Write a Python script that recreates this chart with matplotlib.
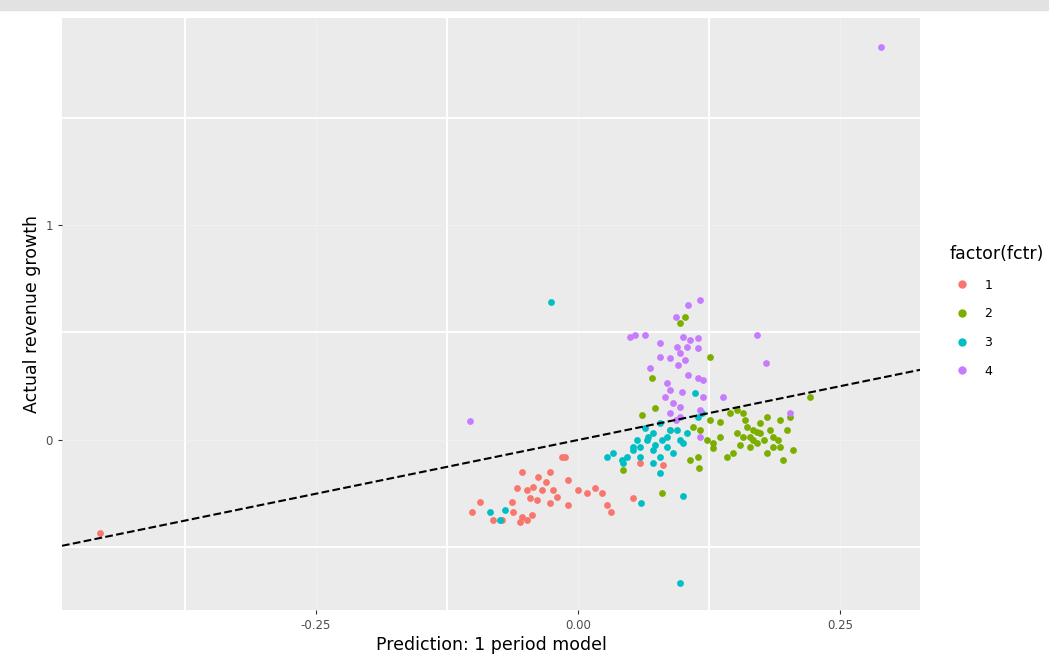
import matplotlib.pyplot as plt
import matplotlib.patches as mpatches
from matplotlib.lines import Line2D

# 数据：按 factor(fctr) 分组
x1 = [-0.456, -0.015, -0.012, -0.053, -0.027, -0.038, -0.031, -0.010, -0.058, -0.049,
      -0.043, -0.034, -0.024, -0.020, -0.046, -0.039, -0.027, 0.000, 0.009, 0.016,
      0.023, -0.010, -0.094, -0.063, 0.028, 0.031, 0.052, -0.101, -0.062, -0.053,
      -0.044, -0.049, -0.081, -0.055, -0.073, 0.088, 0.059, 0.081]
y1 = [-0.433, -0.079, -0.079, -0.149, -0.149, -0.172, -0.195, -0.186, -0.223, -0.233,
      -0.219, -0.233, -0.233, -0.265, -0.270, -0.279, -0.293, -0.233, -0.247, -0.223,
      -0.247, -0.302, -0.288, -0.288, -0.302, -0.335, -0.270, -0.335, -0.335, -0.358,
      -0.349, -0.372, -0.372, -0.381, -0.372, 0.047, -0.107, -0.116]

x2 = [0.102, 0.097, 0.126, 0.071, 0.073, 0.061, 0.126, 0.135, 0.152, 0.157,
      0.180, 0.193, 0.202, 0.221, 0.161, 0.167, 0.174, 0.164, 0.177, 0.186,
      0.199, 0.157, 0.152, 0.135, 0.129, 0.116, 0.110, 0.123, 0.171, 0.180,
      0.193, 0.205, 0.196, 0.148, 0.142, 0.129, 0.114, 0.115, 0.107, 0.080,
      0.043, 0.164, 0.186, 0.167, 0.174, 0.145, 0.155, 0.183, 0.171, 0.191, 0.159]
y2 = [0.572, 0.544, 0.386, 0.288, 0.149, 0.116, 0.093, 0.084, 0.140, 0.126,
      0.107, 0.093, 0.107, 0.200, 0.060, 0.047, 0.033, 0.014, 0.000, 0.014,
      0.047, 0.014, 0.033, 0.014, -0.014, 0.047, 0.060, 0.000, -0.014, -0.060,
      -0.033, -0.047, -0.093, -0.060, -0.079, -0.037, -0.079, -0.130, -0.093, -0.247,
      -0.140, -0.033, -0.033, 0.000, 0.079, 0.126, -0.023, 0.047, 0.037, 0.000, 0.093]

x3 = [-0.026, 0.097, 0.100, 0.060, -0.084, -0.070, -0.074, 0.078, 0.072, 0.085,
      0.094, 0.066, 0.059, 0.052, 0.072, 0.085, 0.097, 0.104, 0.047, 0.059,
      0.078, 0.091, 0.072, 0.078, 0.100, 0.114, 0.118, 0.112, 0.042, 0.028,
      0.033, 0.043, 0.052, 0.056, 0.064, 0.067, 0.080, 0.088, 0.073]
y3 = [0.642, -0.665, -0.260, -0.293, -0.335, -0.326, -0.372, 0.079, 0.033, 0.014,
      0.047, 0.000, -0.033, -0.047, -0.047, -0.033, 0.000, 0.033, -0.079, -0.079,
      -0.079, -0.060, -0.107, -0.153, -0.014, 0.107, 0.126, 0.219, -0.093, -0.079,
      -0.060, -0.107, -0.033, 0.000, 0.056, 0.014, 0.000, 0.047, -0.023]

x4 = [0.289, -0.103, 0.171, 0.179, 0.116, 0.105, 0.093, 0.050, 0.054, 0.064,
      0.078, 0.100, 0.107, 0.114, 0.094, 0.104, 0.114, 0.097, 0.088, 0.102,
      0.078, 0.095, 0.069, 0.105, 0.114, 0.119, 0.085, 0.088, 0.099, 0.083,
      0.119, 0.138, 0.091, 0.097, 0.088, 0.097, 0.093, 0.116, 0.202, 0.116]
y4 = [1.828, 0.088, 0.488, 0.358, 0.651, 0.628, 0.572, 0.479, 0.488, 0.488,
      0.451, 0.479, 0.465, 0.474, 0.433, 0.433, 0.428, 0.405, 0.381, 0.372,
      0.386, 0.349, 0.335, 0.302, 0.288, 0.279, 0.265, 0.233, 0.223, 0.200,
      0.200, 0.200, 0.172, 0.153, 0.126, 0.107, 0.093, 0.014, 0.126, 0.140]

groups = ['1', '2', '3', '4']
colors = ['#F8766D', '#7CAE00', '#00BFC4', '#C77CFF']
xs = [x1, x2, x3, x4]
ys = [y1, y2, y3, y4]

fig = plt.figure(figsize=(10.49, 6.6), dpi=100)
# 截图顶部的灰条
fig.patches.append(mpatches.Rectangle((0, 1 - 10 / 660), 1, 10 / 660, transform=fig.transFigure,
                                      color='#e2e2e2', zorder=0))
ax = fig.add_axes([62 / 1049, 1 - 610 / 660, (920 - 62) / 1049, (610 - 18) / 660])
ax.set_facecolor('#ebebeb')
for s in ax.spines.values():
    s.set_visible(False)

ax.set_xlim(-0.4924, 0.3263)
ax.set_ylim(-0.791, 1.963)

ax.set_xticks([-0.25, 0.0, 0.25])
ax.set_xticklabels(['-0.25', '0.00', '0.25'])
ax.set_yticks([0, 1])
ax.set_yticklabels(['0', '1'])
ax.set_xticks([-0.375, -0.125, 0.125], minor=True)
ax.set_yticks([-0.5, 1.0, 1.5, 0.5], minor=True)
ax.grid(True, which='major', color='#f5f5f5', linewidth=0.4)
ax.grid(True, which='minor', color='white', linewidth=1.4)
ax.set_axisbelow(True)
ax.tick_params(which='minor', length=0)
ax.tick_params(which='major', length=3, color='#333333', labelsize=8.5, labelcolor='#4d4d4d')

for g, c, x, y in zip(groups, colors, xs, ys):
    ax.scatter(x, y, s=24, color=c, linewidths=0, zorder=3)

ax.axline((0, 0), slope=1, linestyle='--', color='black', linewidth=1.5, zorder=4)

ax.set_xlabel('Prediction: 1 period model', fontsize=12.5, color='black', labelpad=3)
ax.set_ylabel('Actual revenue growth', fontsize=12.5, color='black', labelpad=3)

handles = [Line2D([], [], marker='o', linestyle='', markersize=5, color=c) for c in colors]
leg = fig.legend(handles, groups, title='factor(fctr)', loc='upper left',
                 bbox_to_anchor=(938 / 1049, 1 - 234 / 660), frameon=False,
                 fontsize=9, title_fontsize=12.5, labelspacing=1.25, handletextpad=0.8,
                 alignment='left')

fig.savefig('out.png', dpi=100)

### INSTRUCTIONS TO FOLLOW
Copy in full each line that holds the word "matplotlib".

### FULL ANSWER
Write a Python script that recreates this chart with matplotlib.
import matplotlib.pyplot as plt
import matplotlib.patches as mpatches
from matplotlib.lines import Line2D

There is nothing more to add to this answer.